The actors were giving interviews on how great the films were (and better judgment was expected from Irrfan Khan), the promos were all over, and there must be no moviegoer in the country who did not have every detail about the films. Today, every film opens with tremendous pre-release hype, and God help it if it can’t live up to it. The rejection of the film is swift and brutal. Within seconds of the first show, Twitter and Facebook can kill any film that word-of-mouth may have spared.
It’s a strange kind of trap. There must be filmmakers (and the rare actor) who just want to release their films with minimum fuss and let their work do the talking. However, with so many print publications and their supplements, websites and TV channels looking for film based material to stuff in, it has become mandatory for producers, director, actors, composers and anyone remotely quotable associated with a film to have a mike shoved under their chins and be barraged with questions. It is inevitable that they put their foot (feet?) into their mouths while bragging about their ‘masterpieces’.
Earlier, people used to see the ‘Coming Soon’ ads in the papers and wait for films by their favourite directors and stars, today they are deluged by the ‘buzz’. They see on TV songs shot specially at exotic locations to make promos look good, stars appear on popular TV shows to promote their new films; audiences watch ‘Making of’ shows on TV in which everyone brags about how great a film they have made and how different it is from the usual Bollywood product.
They show some clips and songs, do some mutual backslapping and try to look all excited and nervous. If they are good actors they succeed, or their excitement looks phoney.
One can, of course, see it from the stars’ point of view. There are just so many really good projects going around, so unless they are Aamir Khan they can’t sit around twiddling their thumbs waiting for the perfect role. And if they do take on what is offered to them, they are obliged to defend it and plug it for all they are worth. So, the same quotes, the same pictures, the same sound bytes are recycled for days on end—till the curiosity is whipped up to a frenzy, or all the mystery about a film is destroyed.

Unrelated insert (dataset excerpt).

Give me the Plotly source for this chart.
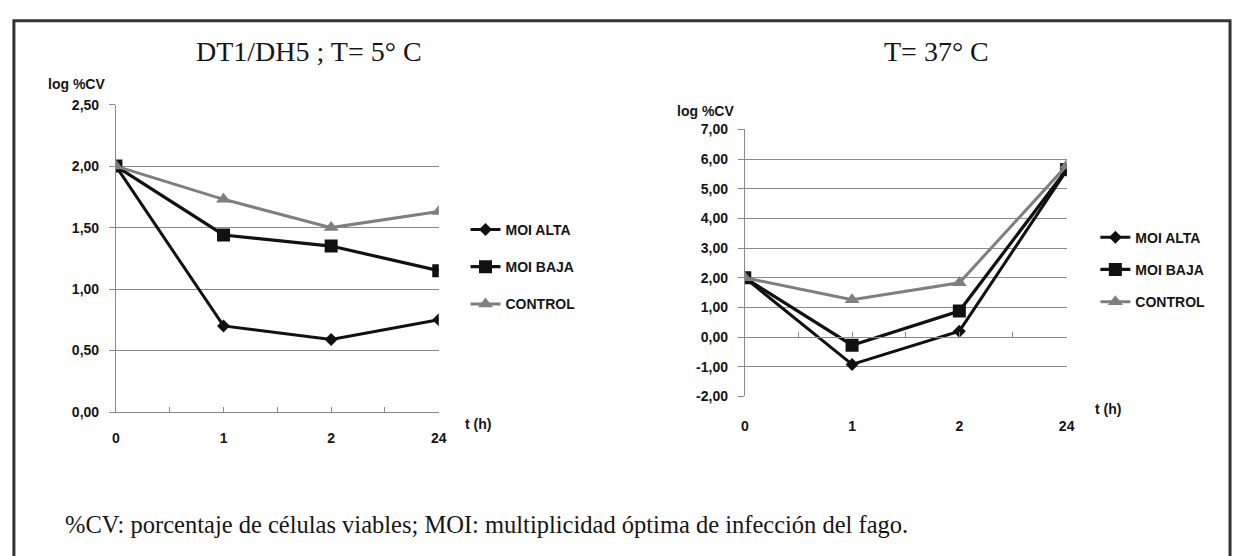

It is sad to see egos deflate so publicly every Friday. And nobody can take failure—especially when a few days earlier, they were all over the media and on top of the world! Journos can also be as cruel to flop directors and stars as they are obsequious to successful ones. Invariably the question “why didn’t the film work?” will be asked and all but the most sensible and mature will first deny that the film was a flop and then find someone or something to blame.